Opini

Sedekah Laut dalam Perspektif Vernakularisasi

Selasa, 16 Oktober 2018 | 14:00 WIB

Sedekah Laut dalam Perspektif Vernakularisasi

foto: Tribunjogja

Oleh Suwarsa

Sedekah Bumi dan Laut merupakan vernakularisasi, perpaduan antara tradisi Islam dengan tradisi di Nusantara. Kata sedekah (صدقة) merupakan terminus dalam Islam. Agus Sunyoto menyebutkan upacara sedekah bumi dan laut mulai berlangsung pasca-kedatangan Islam. Perpaduan antara tradisi Semit dan Nusantara. Tradisi ini disinyalir sebagai adaptasi dari kebiasaan pengikut Imam Ali sebagai luapan empati dan bela sungkawa atas tragedi Karbala.

Merunut kepada beberapa teori masuknya Islam ke Nusantara di mana salah satu teori (Teori Sufi) menyebutkan bahwa Islam pertama kali masuk ke Nusantara disebarkan secara personal di wilayah pesisir pantai oleh para sufi pengembara yang berasal dari Persia (Iran). Kesulitan terbesar menyebarkan ajaran Islam dari pendekatan personal menjadi komunal dan selanjutnya konstitusional (pendirian kerajaan-kerajaan Islam) dieliminir oleh para penyebar Islam melalui pendekatan sosial kultural.

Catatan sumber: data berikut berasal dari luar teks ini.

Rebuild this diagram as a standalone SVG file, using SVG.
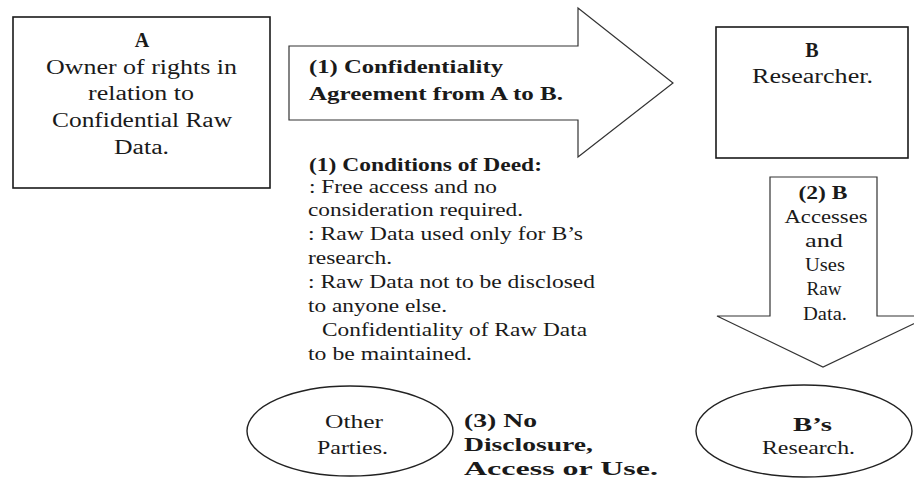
<svg xmlns="http://www.w3.org/2000/svg" width="914" height="480" viewBox="0 0 914 480" font-family="'Liberation Serif', 'DejaVu Serif', serif">
<style>
text{font-family:'Liberation Serif','DejaVu Serif',serif;font-size:19px;fill:#1a1a1a}
.b{font-weight:bold}
.m{text-anchor:middle}
.big{font-size:20px}
.box{fill:#fff;stroke:#1a1a1a;stroke-width:1.6}
.arr{fill:#fff;stroke:#333;stroke-width:1.2}
.ell{fill:#fff;stroke:#222;stroke-width:1.4}
</style>
<rect width="914" height="480" fill="#fff"/>
<g id="connectors">
  <g id="arrow-confidentiality">
    <polygon class="arr" points="289,46 578,46 578,8 673,83 578,157 578,120 289,120"/>
    <text class="b" x="309" y="73" textLength="194" lengthAdjust="spacingAndGlyphs">(1) Confidentiality</text>
    <text class="b" x="309" y="100" textLength="254" lengthAdjust="spacingAndGlyphs">Agreement from A to B.</text>
  </g>
  <g id="arrow-access">
    <polygon class="arr" points="770,177 877,177 877,316 930,316 823,367 717,316 770,316"/>
    <text class="b m" x="823" y="199" textLength="49" lengthAdjust="spacingAndGlyphs">(2) B</text>
    <text class="m" x="826" y="223" textLength="83" lengthAdjust="spacingAndGlyphs">Accesses</text>
    <text class="m" x="824" y="247" textLength="38" lengthAdjust="spacingAndGlyphs">and</text>
    <text class="m" x="825" y="271" textLength="40" lengthAdjust="spacingAndGlyphs">Uses</text>
    <text class="m" x="824" y="295" textLength="35" lengthAdjust="spacingAndGlyphs">Raw</text>
    <text class="m" x="825" y="320" textLength="44" lengthAdjust="spacingAndGlyphs">Data.</text>
  </g>
</g>
<g id="node-A">
  <rect class="box" x="13" y="17" width="257" height="171"/>
  <text class="b m big" x="142" y="47">A</text>
  <text class="m big" x="141.5" y="74" textLength="191" lengthAdjust="spacingAndGlyphs">Owner of rights in</text>
  <text class="m big" x="141" y="100" textLength="106" lengthAdjust="spacingAndGlyphs">relation to</text>
  <text class="m big" x="142" y="127" textLength="180" lengthAdjust="spacingAndGlyphs">Confidential Raw</text>
  <text class="m big" x="141.5" y="154" textLength="55" lengthAdjust="spacingAndGlyphs">Data.</text>
</g>
<g id="node-B">
  <rect class="box" x="716" y="27" width="192" height="131"/>
  <text class="b m big" x="812" y="57">B</text>
  <text class="m big" x="812.5" y="83" textLength="121" lengthAdjust="spacingAndGlyphs">Researcher.</text>
</g>
<g id="conditions">
  <text class="b" x="309" y="171" textLength="233" lengthAdjust="spacingAndGlyphs">(1) Conditions of Deed:</text>
  <text x="309" y="193" textLength="188" lengthAdjust="spacingAndGlyphs">: Free access and no</text>
  <text x="308" y="216" textLength="215" lengthAdjust="spacingAndGlyphs">consideration required.</text>
  <text x="308" y="240" textLength="275" lengthAdjust="spacingAndGlyphs">: Raw Data used only for B’s</text>
  <text x="308" y="264" textLength="84" lengthAdjust="spacingAndGlyphs">research.</text>
  <text x="308" y="288" textLength="287" lengthAdjust="spacingAndGlyphs">: Raw Data not to be disclosed</text>
  <text x="308" y="312" textLength="139" lengthAdjust="spacingAndGlyphs">to anyone else.</text>
  <text x="322" y="336" textLength="265" lengthAdjust="spacingAndGlyphs">Confidentiality of Raw Data</text>
  <text x="308" y="360" textLength="164" lengthAdjust="spacingAndGlyphs">to be maintained.</text>
</g>
<g id="node-other-parties">
  <ellipse class="ell" cx="350" cy="431" rx="103" ry="45"/>
  <text class="m" x="354" y="428" textLength="58" lengthAdjust="spacingAndGlyphs">Other</text>
  <text class="m" x="352.5" y="454" textLength="71" lengthAdjust="spacingAndGlyphs">Parties.</text>
</g>
<g id="no-disclosure">
  <text class="b" x="464" y="427" textLength="73" lengthAdjust="spacingAndGlyphs">(3) No</text>
  <text class="b" x="464" y="451" textLength="129" lengthAdjust="spacingAndGlyphs">Disclosure,</text>
  <text class="b" x="464" y="475" textLength="194" lengthAdjust="spacingAndGlyphs">Access or Use.</text>
</g>
<g id="node-B-research">
  <ellipse class="ell" cx="804" cy="431" rx="108" ry="46"/>
  <text class="b m" x="812.5" y="431" textLength="39" lengthAdjust="spacingAndGlyphs">B’s</text>
  <text class="m" x="808.5" y="454" textLength="93" lengthAdjust="spacingAndGlyphs">Research.</text>
</g>
</svg>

Penyebaran Islam dari wilayah pesisir kemudian memasuki wilayah pedalaman tidak sesingkat yang kita duga. Para penyebar Islam memerlukan waktu lebih dari 400 tahun karena mengalami kesulitan mentransformasikan ajaran jika tidak dilakukan melalui pendekatan sosial kultural tadi.

Apakah sedekah bumi dan laut dikategorikan perbuatan syirik (menyekutukan) Allah? Mencermati persoalan ini kita dituntut untuk bersikap jernih harus melihatnya dari berbagai sisi. 

Pertama, Islam merupakan basis teologis, di dalamnya mengandung ajaran tauhid. Kata tauhid pun sering kita asumsikan dengan angka positif dan matematis. Padahal jika dikaji lebih jauh tauhid memiliki arti utuh. Dengan bahasa sederhana dapat disebutkan kehadiran manusia dan alam ini tidak terlepas dari ada-Nya. Dia hadir di setiap kondisi dan keadaan, sumber dari segala-galanya.

Kedua, Islam sebagai basis nilai. Landasan baik dan buruk ada dalam agama ini. Sebagai landasan nilai tentu saja akan mewarnai segala apa pun. Tidak akan didapati dalam kitab suci dan ajaran Islam bagaimana tata cara membuat mobil, membuat akun Facebook, membuat dan mengatur lalu lintas. Kita tidak akan pernah mendapati dalil bagaimana manusia membuat pesawat ulang-alik di dalam Al-Qur'an. 

Namun sebagai basis nilai, Islam sering mengajak kepada manusia agar secara terus-menerus mengepakkan sayap dan menembus cakrawala dunia ini. Kita juga tidak akan pernah menemukan dalam kitab suci dan rujukan lain tentang tradisi, kebiasan kecuali melalui proses penelaahan dan pembelajaran.

Sebagai basis nilai, Islam tidak pernah mengajarkan kepada siapa pun agar dengan semena-mena menyalahkan kepada pihak yang tidak sejalan. Rasulullah tidak pernah menyebut sesat kepada siapa pun karena penyebutan sesat itu beliau terima langsung di dalam wahyu, misalnya: mereka adalah orang-orang yang sesat, tidak mendapatkan petunjuk. 

Sebelum wahyu seperti ini turun Rasulullah menyebut mereka dengan kalimat: Mereka belum tahu/mengerti. Sementara ini, diri kita dengan sangat mudah menyebut sesat, musyrik, dan Jahiliyah kepada orang lain tanpa berpikir panjang terhadap ucapan tersebut hanya karena menganggap Islam sebagai basis teologis tanpa memperhatikan aspek keislaman secara utuh.

Yang harus kita sadari adalah hidup tidak hanya sekadar hitam dan putih tetapi banyak warna dan warni. Tengoklah ke dalam diri, belajarlah ke dalam bukan selalu melihat dan belajar ke luar. Bukankah Allah lebih dekat dari urat leher kita?